Dirinya berharap masyarakat tidak mempercayai, adanya gambar-gambar hoax di media sosial yang provokatif. Intinya jangan sampai hal semacam itu dimanfaatkan oknum-oknum, yang ingin merusak kedamaian di bumi Kalimantan. Masyarakat sendiri diminta untuk bijaksana menyerap kabar yang belum tentu kebenarannya. Diharapkan untuk menyaring tanpa menerima secara mentah.
Wakil Ketua Forum Kerukunan Umat Beragama (FKUB) Kalteng itu menegaskan, Kalteng merupakan provinsi percontohan untuk tingginya toleransi serta kerukunan umat beragama di Indonesia.
Bisa dikatakan daerah itu sudah mendapat gelar sebagai bumi pancasila. Kondisi masyarakatnya sesuai dengan semboyan bhineka tunggal ika.
Banyak agama serta suku yang berbeda, namun hidup berdampingan damai satu sama lainnya. Hal itu juga sesuai dengan filosofi huma betang, yang sudah dianut masyarakatnya sejak lama. “Perbedaan yang hidup di dalam persatuan, dan ini sudah menjadi bagian kehidupan masyarakat yang memang membumi,” ucap Lantas.
Apalagi Kalimantan Tengah merupakan daerah yang kaya dengan berbagai macam unsur.

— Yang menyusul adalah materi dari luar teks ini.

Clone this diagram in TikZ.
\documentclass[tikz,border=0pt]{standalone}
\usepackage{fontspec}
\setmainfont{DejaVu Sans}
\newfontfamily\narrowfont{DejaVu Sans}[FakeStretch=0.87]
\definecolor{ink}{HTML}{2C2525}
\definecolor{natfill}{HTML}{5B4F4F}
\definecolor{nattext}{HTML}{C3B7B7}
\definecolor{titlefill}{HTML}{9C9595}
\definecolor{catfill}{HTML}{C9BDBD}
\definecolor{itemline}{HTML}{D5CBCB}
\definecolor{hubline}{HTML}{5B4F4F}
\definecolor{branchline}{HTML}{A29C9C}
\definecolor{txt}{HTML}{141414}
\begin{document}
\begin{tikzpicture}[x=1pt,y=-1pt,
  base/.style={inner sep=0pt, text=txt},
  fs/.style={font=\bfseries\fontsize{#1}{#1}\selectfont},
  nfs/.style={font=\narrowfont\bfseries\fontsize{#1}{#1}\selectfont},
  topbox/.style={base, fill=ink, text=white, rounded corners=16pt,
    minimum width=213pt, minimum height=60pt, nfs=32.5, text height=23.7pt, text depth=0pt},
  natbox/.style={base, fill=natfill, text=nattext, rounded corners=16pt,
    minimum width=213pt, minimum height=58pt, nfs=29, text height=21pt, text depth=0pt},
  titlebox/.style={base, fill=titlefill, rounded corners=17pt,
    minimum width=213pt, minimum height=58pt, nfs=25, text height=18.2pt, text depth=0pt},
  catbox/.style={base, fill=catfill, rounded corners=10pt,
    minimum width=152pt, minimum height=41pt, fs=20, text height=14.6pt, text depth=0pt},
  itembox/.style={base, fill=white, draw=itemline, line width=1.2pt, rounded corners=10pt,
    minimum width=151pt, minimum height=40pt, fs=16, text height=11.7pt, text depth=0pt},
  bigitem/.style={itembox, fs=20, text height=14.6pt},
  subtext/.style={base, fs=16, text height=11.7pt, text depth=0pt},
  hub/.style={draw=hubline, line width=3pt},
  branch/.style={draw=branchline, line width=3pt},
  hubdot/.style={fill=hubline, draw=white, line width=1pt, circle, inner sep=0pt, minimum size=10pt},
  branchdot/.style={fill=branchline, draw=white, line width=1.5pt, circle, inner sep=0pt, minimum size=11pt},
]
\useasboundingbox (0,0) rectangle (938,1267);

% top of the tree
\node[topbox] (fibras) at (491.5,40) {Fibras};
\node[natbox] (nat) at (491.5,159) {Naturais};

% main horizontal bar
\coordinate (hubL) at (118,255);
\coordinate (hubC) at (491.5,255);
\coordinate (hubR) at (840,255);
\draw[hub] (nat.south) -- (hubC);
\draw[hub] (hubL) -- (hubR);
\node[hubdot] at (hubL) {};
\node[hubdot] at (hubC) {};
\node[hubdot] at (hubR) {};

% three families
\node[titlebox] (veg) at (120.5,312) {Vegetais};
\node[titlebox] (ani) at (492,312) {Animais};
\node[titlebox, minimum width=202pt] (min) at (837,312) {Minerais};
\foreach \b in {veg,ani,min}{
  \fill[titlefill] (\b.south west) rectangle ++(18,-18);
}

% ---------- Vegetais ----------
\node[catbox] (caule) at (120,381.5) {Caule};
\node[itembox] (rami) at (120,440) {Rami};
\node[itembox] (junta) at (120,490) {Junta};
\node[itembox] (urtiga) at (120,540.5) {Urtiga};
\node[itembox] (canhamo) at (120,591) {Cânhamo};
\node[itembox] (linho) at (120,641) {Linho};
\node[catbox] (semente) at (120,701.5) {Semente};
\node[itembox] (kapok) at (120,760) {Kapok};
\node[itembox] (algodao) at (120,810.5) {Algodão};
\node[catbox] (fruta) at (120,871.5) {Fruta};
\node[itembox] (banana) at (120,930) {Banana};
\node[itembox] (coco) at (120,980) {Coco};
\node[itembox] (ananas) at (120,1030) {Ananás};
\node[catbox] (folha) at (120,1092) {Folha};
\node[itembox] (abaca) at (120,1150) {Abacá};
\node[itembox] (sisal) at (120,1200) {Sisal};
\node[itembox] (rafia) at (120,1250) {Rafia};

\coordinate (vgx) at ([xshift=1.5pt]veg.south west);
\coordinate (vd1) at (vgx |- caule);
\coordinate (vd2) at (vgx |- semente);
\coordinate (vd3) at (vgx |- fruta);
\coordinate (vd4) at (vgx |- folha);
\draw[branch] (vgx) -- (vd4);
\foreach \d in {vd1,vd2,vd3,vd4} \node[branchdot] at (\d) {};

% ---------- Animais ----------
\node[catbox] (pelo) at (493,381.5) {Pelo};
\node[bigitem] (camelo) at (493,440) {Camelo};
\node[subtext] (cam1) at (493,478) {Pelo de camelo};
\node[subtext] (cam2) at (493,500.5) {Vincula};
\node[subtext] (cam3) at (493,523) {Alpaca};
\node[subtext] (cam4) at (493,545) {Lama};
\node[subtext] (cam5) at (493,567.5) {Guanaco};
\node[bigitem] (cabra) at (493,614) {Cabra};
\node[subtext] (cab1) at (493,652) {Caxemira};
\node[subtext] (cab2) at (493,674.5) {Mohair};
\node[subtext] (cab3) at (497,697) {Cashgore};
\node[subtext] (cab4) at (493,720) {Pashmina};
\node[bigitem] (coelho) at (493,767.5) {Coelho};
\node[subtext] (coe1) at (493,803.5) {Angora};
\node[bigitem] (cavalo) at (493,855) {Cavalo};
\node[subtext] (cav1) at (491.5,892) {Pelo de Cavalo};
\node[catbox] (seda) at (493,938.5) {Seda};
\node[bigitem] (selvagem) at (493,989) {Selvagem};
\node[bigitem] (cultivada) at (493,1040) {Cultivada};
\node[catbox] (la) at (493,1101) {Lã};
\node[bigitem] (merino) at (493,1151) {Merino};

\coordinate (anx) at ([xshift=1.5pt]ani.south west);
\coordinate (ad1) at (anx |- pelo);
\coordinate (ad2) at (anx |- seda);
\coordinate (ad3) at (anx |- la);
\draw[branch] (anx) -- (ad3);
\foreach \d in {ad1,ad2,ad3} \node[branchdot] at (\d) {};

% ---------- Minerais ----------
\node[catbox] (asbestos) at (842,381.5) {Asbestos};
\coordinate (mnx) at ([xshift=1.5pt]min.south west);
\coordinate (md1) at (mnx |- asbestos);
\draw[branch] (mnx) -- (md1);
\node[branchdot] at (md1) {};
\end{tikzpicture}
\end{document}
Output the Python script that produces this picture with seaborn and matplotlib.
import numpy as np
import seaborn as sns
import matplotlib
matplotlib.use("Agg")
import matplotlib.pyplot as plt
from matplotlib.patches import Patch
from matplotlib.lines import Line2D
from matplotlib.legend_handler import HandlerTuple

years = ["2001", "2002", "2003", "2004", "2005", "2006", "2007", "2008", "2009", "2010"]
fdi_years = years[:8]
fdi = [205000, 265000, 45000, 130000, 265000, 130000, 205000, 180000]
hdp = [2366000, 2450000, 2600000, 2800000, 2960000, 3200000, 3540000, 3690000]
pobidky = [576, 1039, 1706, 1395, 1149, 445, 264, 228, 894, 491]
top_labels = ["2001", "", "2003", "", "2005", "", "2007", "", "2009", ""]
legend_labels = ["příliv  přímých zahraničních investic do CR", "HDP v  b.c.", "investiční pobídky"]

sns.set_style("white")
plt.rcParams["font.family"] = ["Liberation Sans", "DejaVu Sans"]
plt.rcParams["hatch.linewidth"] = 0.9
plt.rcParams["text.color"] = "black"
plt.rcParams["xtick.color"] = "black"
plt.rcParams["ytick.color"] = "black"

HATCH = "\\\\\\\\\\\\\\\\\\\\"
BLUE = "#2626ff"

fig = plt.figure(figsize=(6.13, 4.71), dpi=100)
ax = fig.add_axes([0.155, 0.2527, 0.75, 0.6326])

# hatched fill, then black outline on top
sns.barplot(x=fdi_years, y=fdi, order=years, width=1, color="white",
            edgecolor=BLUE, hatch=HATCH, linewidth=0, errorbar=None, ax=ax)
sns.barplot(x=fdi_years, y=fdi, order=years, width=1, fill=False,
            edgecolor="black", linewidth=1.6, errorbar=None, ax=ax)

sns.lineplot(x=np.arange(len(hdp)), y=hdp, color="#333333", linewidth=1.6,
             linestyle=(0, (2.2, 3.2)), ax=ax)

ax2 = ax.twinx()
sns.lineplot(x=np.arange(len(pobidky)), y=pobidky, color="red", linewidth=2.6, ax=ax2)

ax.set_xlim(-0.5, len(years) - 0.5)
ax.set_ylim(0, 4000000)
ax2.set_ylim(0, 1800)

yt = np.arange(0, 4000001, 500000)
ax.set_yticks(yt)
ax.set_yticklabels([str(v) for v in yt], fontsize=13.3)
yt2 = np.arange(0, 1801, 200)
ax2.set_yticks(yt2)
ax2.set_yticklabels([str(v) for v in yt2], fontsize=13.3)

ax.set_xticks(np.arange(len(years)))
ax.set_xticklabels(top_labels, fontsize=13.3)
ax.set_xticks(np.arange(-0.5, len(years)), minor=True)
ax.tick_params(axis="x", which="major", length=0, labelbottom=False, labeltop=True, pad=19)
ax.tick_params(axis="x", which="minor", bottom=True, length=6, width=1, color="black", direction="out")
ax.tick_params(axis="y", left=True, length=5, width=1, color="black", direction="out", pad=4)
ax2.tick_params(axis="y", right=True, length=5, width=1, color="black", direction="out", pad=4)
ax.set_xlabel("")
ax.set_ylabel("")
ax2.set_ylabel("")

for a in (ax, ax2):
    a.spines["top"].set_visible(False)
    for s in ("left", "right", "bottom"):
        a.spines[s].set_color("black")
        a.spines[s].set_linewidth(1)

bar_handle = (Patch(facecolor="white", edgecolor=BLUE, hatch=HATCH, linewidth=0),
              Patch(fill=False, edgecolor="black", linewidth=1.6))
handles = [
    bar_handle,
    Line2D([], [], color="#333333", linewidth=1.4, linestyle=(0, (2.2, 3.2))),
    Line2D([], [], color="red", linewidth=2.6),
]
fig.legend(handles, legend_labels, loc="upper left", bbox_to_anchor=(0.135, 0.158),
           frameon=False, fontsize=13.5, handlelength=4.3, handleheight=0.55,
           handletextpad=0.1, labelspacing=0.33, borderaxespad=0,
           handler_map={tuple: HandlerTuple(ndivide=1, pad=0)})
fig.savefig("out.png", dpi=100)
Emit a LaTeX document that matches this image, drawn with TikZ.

Tidak hanya kebudayaannya saja, juga agama serta suku yang beragam. Selama itu Kalteng dikenal memiliki tingkat kondusivitas yang tinggi. Penduduknya menghormati satu sama lain.
Dirinya berharap persoalan agama, budaya, atau adat jangan sampai disangkutpautkan kabar yang belum tentu kebenarannya. Kalteng sendiri selama ini, memiliki masyarakat yang cinta damai.
Gembala GBI Barigas Palangka Raya itu menjelaskan, apapun permasalahannya, jangan dikait-kaitkan dengan agama atau suku. Tentunya hal itu jelas sangat tidak perlu.
“Masyarakat harus jeli dan bijaksana, dalam menghadapi situasi yang dianggap memecah belah. Kalau terlihat hanya merusak kedamaian, lebih baik, jangan dipedulikan,” tegasnya.
Diharapkan juga tokoh masyarakat, agama, pemuda, adat dan pihak berkompeten lain, untuk turut andil, dalam memberikan pencerahan, sekaligus bimbingan terhadap warganya masing-masing. Tentunya memberikan pemahaman yang positif serta selaras dengan empat pilar kebangsaan. Sebut saja Bhineka Tunggal Ika, UUD 1945, Pancasila, dan NKRI. (ik)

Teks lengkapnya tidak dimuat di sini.